たとえ、10歳になるまで、めでたく英語に興味を持ち続けれたとしても、
では3歳から10歳まで培った英語力と、8歳から10歳まで勉強した子と10歳時点での英語では、少しは差がでるかもしれないが、
大人な英語力は結局10歳以降にしか培う事ができないので、それまでの差はどんどん縮まってしまう事が推測される。
じゃーその少しだけの差のために、多大なコスト、多大な時間をかけて3歳から英語をして割に合いますか? いやー合わないでしょ!と主張されています。
さらにこの著者の主張で、興味を持ったのは、一見 英語ペラペラに見えても、学校の授業など 抽象化が必要な事を英語で行おうとすると、出来ない子がほとんどだそうですが、日本にいるだけでは、その違いは わからないですよね?
英語教育が成功したと言われている子供の多くは、スカイプでの英会話で 英会話できると、英語が出来るという判断が下されますが、それだけでは本当の英語力はわからないんですから。
私は英語教育で 懸念するのは、母国語が 思考能力と密接に繋がっているという事実です。
さきほどの例でも、英語では 授業が理解できなくても、日本語で出来れば問題はありません。ただ、幼少から英語ばかりしてきて、日本語の国語力も落ちているとしたら・・・・
これは本末転倒どころの騒ぎではありません。
なにより、母国語の国語力、思考能力の形成が最優先です。
いやー、私なりに本当にスッキリしました。
人間 見たいものしか見ない傾向にありますよね?私も早期英語教育を良いと 3,4年は思っておりましたので、
英語教育より「母国語の国語が優先」とする識者の意見は見たことがありましたが、何言ってるんだ?時代錯誤な意見だなと素人意見を爆発させていました。
そのときの私の論理は、「スイスやフィンランドでは3,4カ国語操るから、
思考能力に影響が出るのなら、その人達はなぜ問題でないのか?」というものでしたが、それもこの本には答えが書いてありました。

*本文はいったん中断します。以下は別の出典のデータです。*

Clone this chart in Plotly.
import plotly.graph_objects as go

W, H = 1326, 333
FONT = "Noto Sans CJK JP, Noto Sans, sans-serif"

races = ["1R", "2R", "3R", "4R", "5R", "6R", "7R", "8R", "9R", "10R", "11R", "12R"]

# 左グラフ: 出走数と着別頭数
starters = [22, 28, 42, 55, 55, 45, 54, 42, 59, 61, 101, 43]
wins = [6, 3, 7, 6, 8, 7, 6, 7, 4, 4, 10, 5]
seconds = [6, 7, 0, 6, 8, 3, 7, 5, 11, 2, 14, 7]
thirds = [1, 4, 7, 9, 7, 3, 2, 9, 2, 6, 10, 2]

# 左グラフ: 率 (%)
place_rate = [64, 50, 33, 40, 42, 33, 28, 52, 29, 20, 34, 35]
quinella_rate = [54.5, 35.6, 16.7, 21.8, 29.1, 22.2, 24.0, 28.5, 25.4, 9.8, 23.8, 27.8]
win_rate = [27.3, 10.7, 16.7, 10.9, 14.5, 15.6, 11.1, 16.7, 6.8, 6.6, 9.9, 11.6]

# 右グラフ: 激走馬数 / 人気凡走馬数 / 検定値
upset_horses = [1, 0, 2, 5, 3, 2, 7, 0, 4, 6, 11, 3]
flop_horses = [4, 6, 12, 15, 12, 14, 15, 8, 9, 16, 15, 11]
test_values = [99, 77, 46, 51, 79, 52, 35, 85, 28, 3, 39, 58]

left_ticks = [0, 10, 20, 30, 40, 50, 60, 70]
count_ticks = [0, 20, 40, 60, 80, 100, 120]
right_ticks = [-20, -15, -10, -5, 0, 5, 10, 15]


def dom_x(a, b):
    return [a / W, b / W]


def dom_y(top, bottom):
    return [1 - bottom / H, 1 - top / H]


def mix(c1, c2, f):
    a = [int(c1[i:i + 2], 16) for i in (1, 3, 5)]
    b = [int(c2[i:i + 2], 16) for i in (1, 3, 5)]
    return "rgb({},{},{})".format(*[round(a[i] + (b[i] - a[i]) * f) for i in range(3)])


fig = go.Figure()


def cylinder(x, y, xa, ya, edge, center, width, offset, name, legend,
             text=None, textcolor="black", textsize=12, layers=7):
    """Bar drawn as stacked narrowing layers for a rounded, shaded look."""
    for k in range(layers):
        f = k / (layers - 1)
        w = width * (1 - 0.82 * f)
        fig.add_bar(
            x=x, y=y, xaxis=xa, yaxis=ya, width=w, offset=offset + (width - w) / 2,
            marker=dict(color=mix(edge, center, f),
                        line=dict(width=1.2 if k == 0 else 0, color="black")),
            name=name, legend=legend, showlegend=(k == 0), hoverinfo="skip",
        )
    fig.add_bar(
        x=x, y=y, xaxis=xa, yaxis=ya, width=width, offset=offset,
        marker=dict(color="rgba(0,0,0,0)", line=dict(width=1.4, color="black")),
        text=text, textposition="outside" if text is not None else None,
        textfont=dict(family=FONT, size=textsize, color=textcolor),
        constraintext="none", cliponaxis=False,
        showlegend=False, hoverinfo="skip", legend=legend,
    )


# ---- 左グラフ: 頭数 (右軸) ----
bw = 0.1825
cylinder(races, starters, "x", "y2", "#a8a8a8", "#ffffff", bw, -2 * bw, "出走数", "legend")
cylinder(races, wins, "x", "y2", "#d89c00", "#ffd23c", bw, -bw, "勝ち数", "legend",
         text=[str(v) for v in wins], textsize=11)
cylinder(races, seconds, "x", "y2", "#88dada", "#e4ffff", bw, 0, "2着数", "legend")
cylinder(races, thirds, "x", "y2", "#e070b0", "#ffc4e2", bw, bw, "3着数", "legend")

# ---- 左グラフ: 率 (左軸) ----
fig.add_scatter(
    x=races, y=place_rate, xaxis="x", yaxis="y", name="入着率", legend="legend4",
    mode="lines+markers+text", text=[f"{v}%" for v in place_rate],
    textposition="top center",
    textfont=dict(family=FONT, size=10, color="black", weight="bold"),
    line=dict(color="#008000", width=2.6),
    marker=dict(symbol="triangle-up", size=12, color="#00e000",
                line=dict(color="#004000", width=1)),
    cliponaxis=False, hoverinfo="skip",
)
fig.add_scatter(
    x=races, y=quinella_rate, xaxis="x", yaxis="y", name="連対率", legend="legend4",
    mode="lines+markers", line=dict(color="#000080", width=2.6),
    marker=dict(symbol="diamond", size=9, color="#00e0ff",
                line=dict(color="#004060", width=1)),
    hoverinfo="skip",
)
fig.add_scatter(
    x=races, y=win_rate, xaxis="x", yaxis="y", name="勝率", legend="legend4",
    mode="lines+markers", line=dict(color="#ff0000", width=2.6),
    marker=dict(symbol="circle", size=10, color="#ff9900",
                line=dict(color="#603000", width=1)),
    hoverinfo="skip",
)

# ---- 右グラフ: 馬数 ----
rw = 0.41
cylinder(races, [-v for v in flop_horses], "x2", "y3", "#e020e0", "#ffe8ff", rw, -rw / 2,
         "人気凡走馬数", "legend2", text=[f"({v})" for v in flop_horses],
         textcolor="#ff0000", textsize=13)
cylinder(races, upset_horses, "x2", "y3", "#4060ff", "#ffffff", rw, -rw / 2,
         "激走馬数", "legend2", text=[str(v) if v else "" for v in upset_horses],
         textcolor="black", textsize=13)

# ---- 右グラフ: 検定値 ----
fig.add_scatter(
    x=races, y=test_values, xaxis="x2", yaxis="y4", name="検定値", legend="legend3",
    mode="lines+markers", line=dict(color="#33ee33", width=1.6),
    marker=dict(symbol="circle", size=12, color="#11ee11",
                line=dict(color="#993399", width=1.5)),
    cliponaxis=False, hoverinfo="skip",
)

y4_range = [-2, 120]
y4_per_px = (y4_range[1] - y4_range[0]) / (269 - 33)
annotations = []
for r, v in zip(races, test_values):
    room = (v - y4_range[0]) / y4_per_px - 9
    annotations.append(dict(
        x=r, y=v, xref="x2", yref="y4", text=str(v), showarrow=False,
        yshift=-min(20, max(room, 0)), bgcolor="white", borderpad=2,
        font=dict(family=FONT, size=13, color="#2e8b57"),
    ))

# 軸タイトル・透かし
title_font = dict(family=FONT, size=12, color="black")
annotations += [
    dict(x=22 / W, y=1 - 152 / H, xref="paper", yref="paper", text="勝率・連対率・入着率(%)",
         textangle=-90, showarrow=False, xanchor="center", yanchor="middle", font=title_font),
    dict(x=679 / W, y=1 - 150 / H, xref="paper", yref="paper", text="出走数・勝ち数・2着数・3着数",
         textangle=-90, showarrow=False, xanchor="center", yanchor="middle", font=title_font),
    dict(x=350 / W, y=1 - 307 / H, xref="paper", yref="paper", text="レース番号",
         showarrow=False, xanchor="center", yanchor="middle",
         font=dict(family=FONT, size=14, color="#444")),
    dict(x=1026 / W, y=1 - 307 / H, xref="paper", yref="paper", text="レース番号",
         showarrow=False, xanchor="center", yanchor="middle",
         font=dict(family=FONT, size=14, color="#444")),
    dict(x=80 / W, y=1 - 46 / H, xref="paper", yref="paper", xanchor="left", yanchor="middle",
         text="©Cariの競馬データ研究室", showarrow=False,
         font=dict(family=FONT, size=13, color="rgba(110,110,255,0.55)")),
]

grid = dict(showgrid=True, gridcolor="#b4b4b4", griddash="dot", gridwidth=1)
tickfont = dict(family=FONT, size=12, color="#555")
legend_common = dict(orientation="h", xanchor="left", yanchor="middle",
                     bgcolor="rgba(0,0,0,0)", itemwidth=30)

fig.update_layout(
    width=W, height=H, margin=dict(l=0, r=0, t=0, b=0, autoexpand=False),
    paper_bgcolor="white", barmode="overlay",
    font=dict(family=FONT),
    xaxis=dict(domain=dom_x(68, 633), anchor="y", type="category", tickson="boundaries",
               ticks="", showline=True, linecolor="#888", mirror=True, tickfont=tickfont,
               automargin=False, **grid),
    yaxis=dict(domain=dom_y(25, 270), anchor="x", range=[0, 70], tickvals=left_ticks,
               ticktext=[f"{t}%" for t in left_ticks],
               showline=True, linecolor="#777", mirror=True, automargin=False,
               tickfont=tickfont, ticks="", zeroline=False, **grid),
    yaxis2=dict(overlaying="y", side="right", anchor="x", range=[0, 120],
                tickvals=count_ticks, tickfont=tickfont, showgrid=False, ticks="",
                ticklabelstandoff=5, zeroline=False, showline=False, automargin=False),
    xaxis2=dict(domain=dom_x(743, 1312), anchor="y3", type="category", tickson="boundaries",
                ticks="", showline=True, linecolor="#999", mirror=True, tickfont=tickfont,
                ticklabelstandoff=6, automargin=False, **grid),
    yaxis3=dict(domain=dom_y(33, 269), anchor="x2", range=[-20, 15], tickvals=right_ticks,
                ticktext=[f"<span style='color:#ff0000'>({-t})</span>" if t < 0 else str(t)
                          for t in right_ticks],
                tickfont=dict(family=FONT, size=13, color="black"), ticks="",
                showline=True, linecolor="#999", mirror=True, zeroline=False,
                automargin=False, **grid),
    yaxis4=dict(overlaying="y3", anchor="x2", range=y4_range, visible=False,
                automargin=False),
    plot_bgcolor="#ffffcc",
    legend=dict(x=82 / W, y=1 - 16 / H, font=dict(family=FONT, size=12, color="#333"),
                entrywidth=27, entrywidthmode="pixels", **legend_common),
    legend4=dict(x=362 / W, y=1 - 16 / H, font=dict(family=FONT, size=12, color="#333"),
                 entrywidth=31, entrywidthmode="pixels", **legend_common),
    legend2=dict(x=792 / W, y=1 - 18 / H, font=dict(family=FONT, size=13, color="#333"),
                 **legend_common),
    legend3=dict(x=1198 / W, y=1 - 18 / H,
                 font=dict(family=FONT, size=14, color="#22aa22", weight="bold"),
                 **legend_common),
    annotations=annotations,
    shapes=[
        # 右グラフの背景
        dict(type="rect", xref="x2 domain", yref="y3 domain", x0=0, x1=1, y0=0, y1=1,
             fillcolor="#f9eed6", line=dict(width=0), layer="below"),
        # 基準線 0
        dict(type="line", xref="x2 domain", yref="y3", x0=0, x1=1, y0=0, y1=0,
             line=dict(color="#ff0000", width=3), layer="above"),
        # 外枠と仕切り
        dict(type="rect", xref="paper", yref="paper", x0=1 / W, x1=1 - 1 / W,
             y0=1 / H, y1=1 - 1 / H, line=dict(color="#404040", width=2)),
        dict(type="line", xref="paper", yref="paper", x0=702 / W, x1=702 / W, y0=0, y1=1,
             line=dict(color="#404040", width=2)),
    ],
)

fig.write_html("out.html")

要するに、国全体が2カ国語以上の言語を使用している場合(スイスやカナダのケベック州など)は、幼少から成年になるまで、日本でバイリンガル教育を受けてるのとは比較にならないくらいに多大な時間をかけて学んでおり、必要性もある。人との意思疎通も日常的であるため、
それくらいの環境では真のバイリンガルの養成も可能であるとしている。
ただ、だからといって、日本において 同じ環境を作れるかというと、不可能だということ。インターナショナルスクールに通うとの選択肢でさえ、この環境には到底及ばず、大抵はどちらかの言語を母国語として、もう1つ(日本語)のほうは、ほとんど話さなくなってしまうか、話せても、読み書きや抽象化できる能力がないとの事でした。
いやー読んで本当に良かったです。
突然ですが、私の今となっては恥ずかしい歴史を紹介します。
娘が1歳半のときに 幼児英語で有名な ベネッセのワールドワイドキッズの申し込みをしました。

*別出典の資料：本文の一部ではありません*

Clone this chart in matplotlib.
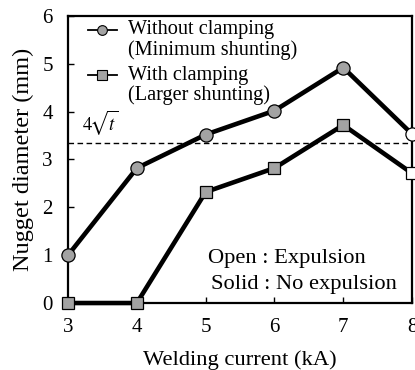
import matplotlib
matplotlib.use('Agg')
import matplotlib.pyplot as plt

# welding current (kA)
current = [3, 4, 5, 6, 7, 8]
# nugget diameter (mm)
without_clamp = [1.0, 2.82, 3.52, 4.02, 4.92, 3.53]
with_clamp = [0.0, 0.0, 2.32, 2.82, 3.72, 2.71]
# last point of each series is open (expulsion)
expulsion = [False, False, False, False, False, True]
limit_4sqrt_t = 3.35

plt.rcParams['font.family'] = ['Liberation Serif', 'DejaVu Serif']
plt.rcParams['mathtext.fontset'] = 'stix'
plt.rcParams['font.size'] = 14

gray = '#a3a3a3'
fig = plt.figure(figsize=(4.15, 3.7), dpi=100)
ax = fig.add_axes([0.164, 0.181, 0.829, 0.776])

ax.axhline(limit_4sqrt_t, color='k', lw=1.0, ls=(0, (4, 2.5)), zorder=1)

for y, mk in [(without_clamp, 'o'), (with_clamp, 's')]:
    ax.plot(current, y, color='k', lw=3.3, zorder=2, clip_on=False)
    for xi, yi, op in zip(current, y, expulsion):
        ax.plot(xi, yi, marker=mk, ms=9.5 if mk == 'o' else 9,
                mfc='white' if op else gray, mec='k', mew=0.9,
                zorder=3, clip_on=False)

ax.text(3.2, 3.46, r'$4\!\sqrt{t}$', fontsize=13.5, ha='left', va='bottom')

# legend drawn by hand so the handle sits on the first text line
for ly, mk, l1, l2 in [(0.951, 'o', 'Without clamping', '(Minimum shunting)'),
                       (0.794, 's', 'With clamping', '(Larger shunting)')]:
    ax.plot([0.058, 0.142], [ly, ly], color='k', lw=1.3, transform=ax.transAxes)
    ax.plot([0.10], [ly], marker=mk, ms=7, mfc=gray, mec='k', mew=0.8,
            transform=ax.transAxes)
    ax.text(0.174, ly, l1, fontsize=14.6, transform=ax.transAxes,
            va='center', ha='left')
    ax.text(0.174, ly - 0.07, l2, fontsize=14.6, transform=ax.transAxes,
            va='center', ha='left')

ax.text(0.408, 0.155, 'Open : Expulsion', fontsize=16.2,
        transform=ax.transAxes, va='center')
ax.text(0.416, 0.066, 'Solid : No expulsion', fontsize=16.2,
        transform=ax.transAxes, va='center')

ax.set_xlim(3, 8)
ax.set_ylim(0, 6)
ax.set_xticks(current)
ax.set_yticks(range(0, 7))
ax.tick_params(direction='in', length=4, width=1, pad=11, labelsize=15)
for s in ax.spines.values():
    s.set_linewidth(1.6)

ax.set_xlabel('Welding current (kA)', fontsize=16.2, labelpad=9)
ax.set_ylabel('Nugget diameter (mm)', fontsize=17.5, labelpad=6)

fig.savefig('out.png', dpi=100)
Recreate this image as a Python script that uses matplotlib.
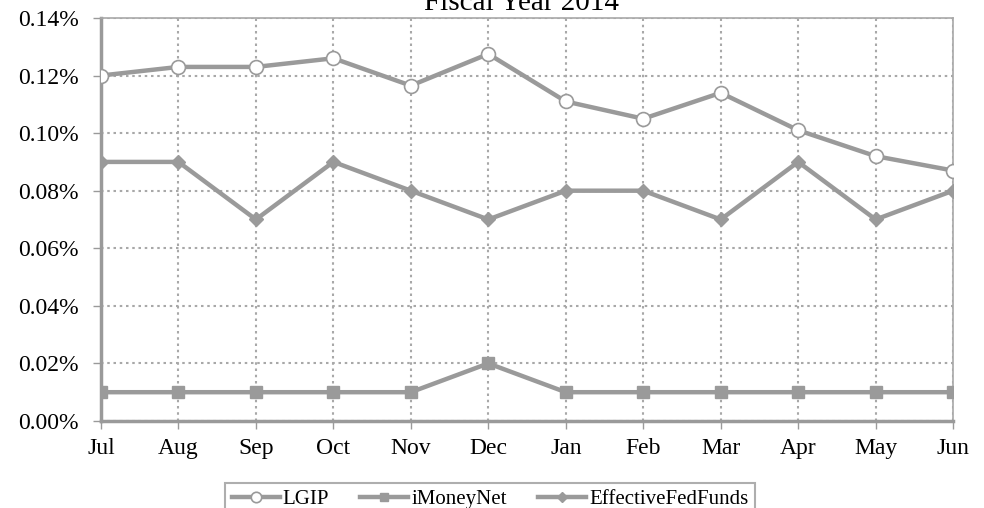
import matplotlib
matplotlib.use("Agg")
import matplotlib.pyplot as plt
from matplotlib.ticker import FuncFormatter

months = ["Jul", "Aug", "Sep", "Oct", "Nov", "Dec", "Jan", "Feb", "Mar", "Apr", "May", "Jun"]
lgip = [0.120, 0.123, 0.123, 0.126, 0.1165, 0.1275, 0.111, 0.105, 0.114, 0.101, 0.092, 0.087]
imoneynet = [0.01, 0.01, 0.01, 0.01, 0.01, 0.02, 0.01, 0.01, 0.01, 0.01, 0.01, 0.01]
fedfunds = [0.09, 0.09, 0.07, 0.09, 0.08, 0.07, 0.08, 0.08, 0.07, 0.09, 0.07, 0.08]

plt.rcParams['font.family'] = ['Liberation Serif', 'DejaVu Serif']
gray = '#9a9a9a'

fig = plt.figure(figsize=(9.84, 5.08), dpi=100)
ax = fig.add_axes([0.1026, 0.1713, 0.866, 0.7933])
x = list(range(len(months)))

ax.plot(x, lgip, color=gray, lw=3.2, marker='o', ms=10, mfc='white', mec=gray, mew=1.2, label='LGIP', zorder=5)
ax.plot(x, imoneynet, color=gray, lw=3.2, marker='s', ms=8, mfc=gray, mec=gray, label='iMoneyNet', zorder=4)
ax.plot(x, fedfunds, color=gray, lw=3.2, marker='D', ms=7, mfc=gray, mec=gray, label='EffectiveFedFunds', zorder=4)

ax.set_xlim(0, 11)
ax.set_ylim(0, 0.14)
ax.set_yticks([0, 0.02, 0.04, 0.06, 0.08, 0.10, 0.12, 0.14])
ax.yaxis.set_major_formatter(FuncFormatter(lambda v, p: f"{v:.2f}%"))
ax.set_xticks(x)
ax.set_xticklabels(months)
ax.grid(True, color='#a8a8a8', linestyle=(0, (1.2, 1.8)), lw=1.5)
ax.set_axisbelow(True)
for s in ['top', 'right']:
    ax.spines[s].set_color('#a8a8a8')
    ax.spines[s].set_linewidth(1.2)
for s in ['left', 'bottom']:
    ax.spines[s].set_color(gray)
    ax.spines[s].set_linewidth(2.5)
ax.tick_params(axis='both', labelsize=17, colors='black')
ax.tick_params(axis='x', length=6, width=1, color=gray, pad=6)
ax.tick_params(axis='y', length=6, width=1, color=gray, direction='out', pad=10)

fig.text(0.53, 0.981, "Fiscal Year 2014", ha='center', va='baseline', fontsize=21)

leg = fig.legend(loc='upper center', bbox_to_anchor=(0.498, 0.049), ncol=3, fontsize=15,
                 frameon=True, fancybox=False, edgecolor=gray, handlelength=2.3,
                 columnspacing=1.5, handletextpad=0.15, borderpad=0.3, borderaxespad=0,
                 markerscale=0.75)
leg.get_frame().set_linewidth(1.5)

fig.savefig("out.png", dpi=100)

そして、それでもDVDが足りないかな??と思って、オークションで 4万円くらいの
「gogoの不思議な冒険」を落札して、スタンバっておりました。
でも、直後にどんぐり倶楽部に出会って、英語教育も否定されていたので、とりあえずは実践を辞めました。(WWKもすぐに退会、半額返金)
それでも、自分のなかで、いろいろな早期英語のブログを拝見しつつ、やったほうがいいんではないか?と思いつつ、でも確信が持てないので、子供には何もさせず、両方の主張を本を読んで、どちらの主張が自分に納得できるかな~と思いながら今日まできました。
だけど、今日を持って、自分の中で確信を持って 「早期英語教育はしない」との結論に至りました。
私のなかで、教育とは「一貫性を持たせる」事が一番重要との思いがあります。
子供は敏感で繊細です。しかし幼少期の子供は、親に反抗する術と能力を持ちません。
だから、何事も検証しないで、やみくもに子供にさせてはいけないと思っています。
無駄な事を、我が子に、時間と労力をかけてさせるわけにはいきません。
親が出来る唯一の事は子供より長く生きている分、長期的な視野にたって、
子供に正しい方向での努力を促す事だと思っています。
よくありがちな、無理矢理な勉強と勉強量だけ与えて、「出来ないのは子供の努力不足」とする親にだけはなりたくありません。
娘が成人した時に、良い子育てをしてくれた・・と思ってくれるような、、、そんな関係を目指して 頑張りたいと思います。